Head of Studies and Innovation

I am constantly in awe of how innovative and advanced the Jesuits have been in the education domain over the years. We live in an educational time where there is a strong urge to acquire not only content knowledge but cognitive and human competencies (often referred to as capabilities), built on attitudes and values. This need will ensure that we not only prepare our students for their future working lives, but also for life itself. Recently, the OECD defined competencies as “… a holistic concept that includes knowledge, skills, values and attitudes.” (OECD Future of Education and Skills 2030 − Concept note: OECD Learning Compass 2030, 2019) Furthermore,

 “The concept of competency implies more than just the acquisition of knowledge and skills; it involves the mobilisation of knowledge, skills, attitudes and values to meet complex demands. Acquiring these competencies leads to desirable individual development and well-being, and to flourishing cultures and societies.” (OECD Future of Education and Skills 2030 − Concept note: Attitudes and Values for 2030, 2019, p. 10)

However, the notion that competency is built on a deep set of values and attitudes is nothing new to Jesuit education:

“Increasingly, it becomes clear that if we in Jesuit education are to exercise a moral force in society, we must insist that the process of education takes place in a moral as well as an intellectual framework of inquiry.” (Jesuit Institute 2014)

In many ways, this is what sets us apart as an educational institution. Framing what we do and how we do it through a distinct ‘moral lens’ is at the heart of an Ignatian education. Recently, Father Hosking led a team of enthusiastic staff in developing a set of virtues for our College. The six pairs of virtues are in many ways a contemporary expression of our desire to produce the ‘graduate at graduation’ (Grad @ Grad).
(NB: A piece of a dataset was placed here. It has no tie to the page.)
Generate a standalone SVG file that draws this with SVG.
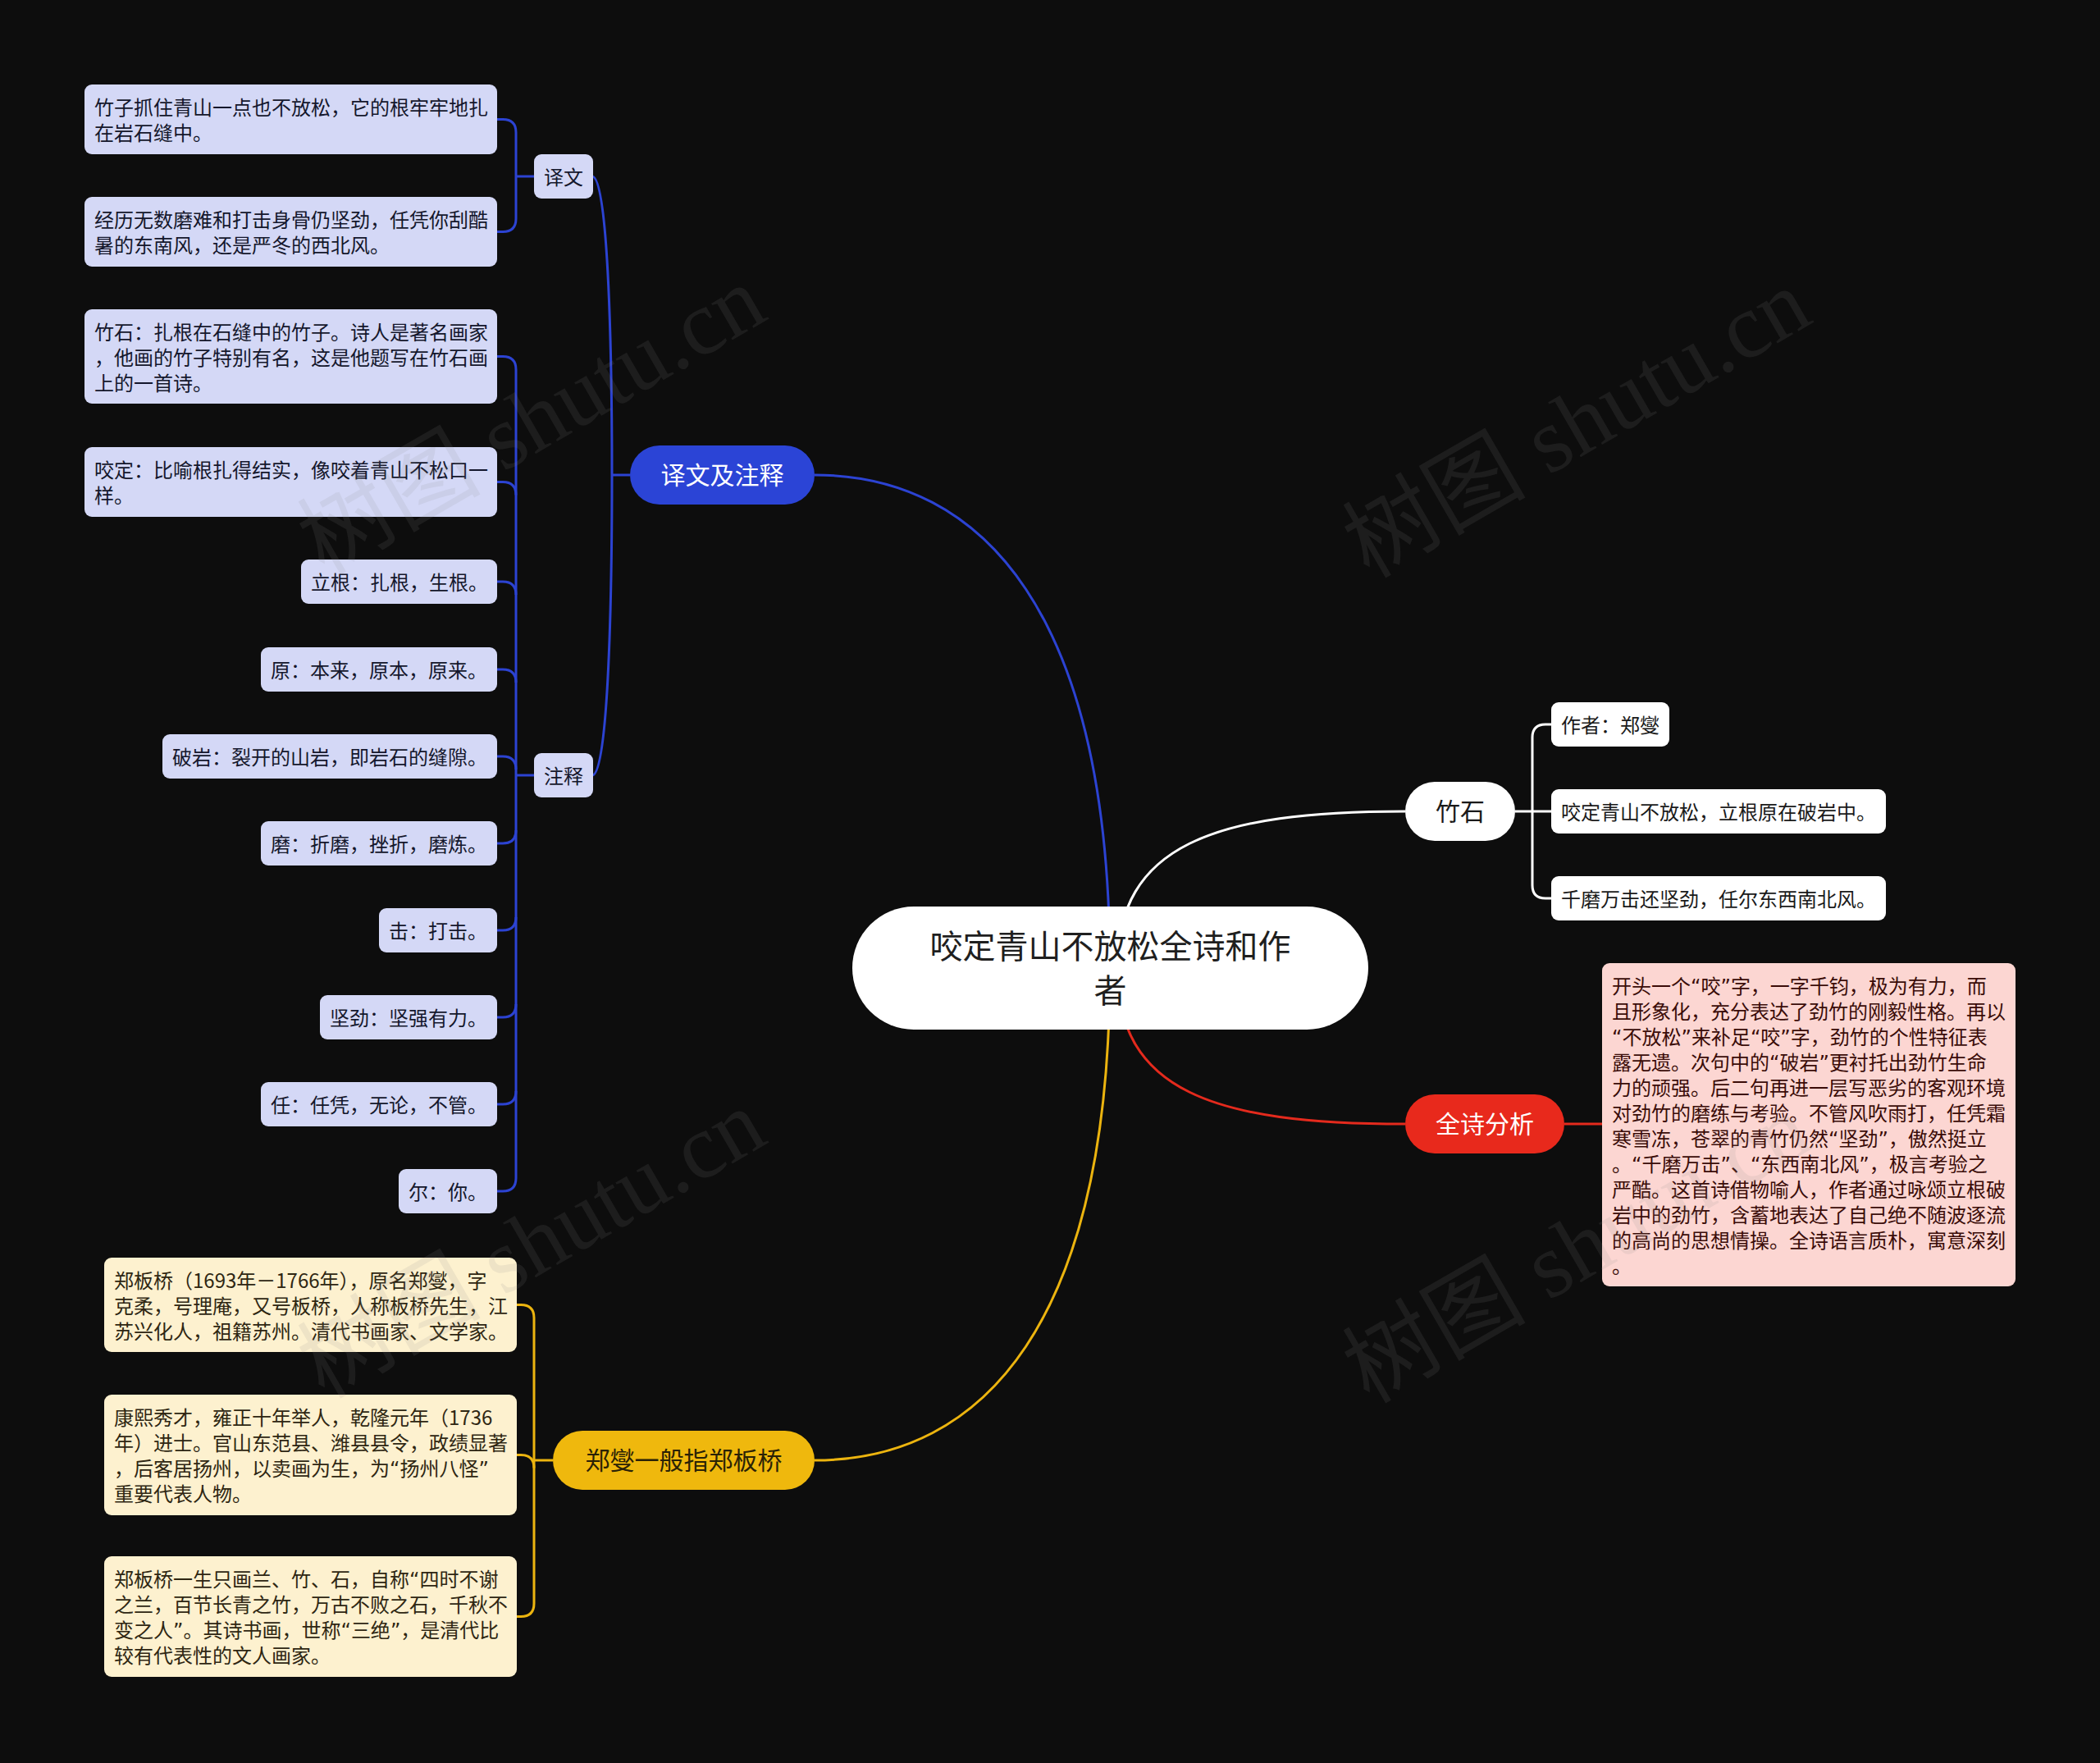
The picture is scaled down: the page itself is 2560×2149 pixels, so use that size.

These virtues will play an important role in the total formation of all students in the College. Importantly, they will play a significant role in how we undertake teaching and learning in the College. One cannot develop the necessary ‘cognitive and human competencies’ of the future without the influence of the virtues, because it is these virtues that shape the ‘attitudes and values’ of our students, which will be expressed through the thoughts and actions they demonstrate in their learning.

The importance of ‘learning’ occurring within a moral lens is essential if we are going to produce young men and women who will go forth and make a difference in the world. Fortunately, the Jesuits have been aware of this for a very long time, giving Ignatian education a distinct ‘flavour’. However, it is important that we continue to ensure that our virtues are expressed and observed in all that we do.